When I started out researching news mapping, I didn’t think much of it. If you live in Old West Lawrence, for instance, and there is a spate of robberies in the neighborhood, this is newsworthy to you and perhaps even the citizens in other parts of the city. I assume this is the thought process of chicagocrime.org. Aside from a morbid curiosity or researching a neighborhood before moving, why is this necessary?

Isn’t the location of the crimes going to be reported in the news story? Aren’t you going to be aware that this is happening around you because you saw it on the news? I can’t remember the last time that I saw a story on the local news that didn’t highlight the area where the crime occurred. I know, this assumes people watch the news. But aren’t the same eyeballs looking at chicagocrime.org going to look at local news?
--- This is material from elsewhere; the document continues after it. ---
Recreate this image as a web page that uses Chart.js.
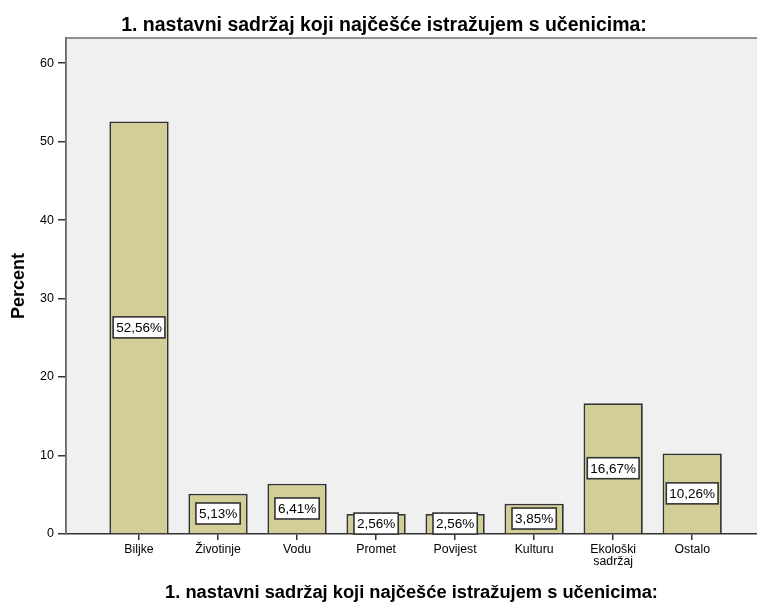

What good comes from having a map that shows the location of local crimes? I really don’t see the point for the person on the street. It seems to be yet another reason for people to shutter themselves into their homes at night, leaving the streets to the criminals. It is yet another tool in the arsenal of the fear mongers. To me, and lots of other people, this is exactly the wrong thing to do if we want to make our neighborhoods safer.

Should we all don the red beret, using a news map as our attack plan?

Bear in mind, this is just one element of news mapping. But this is the one that is winning awards. Am I obtuse? I just don’t get the fascination. Tell me how I am wrong, because I really do want to understand this.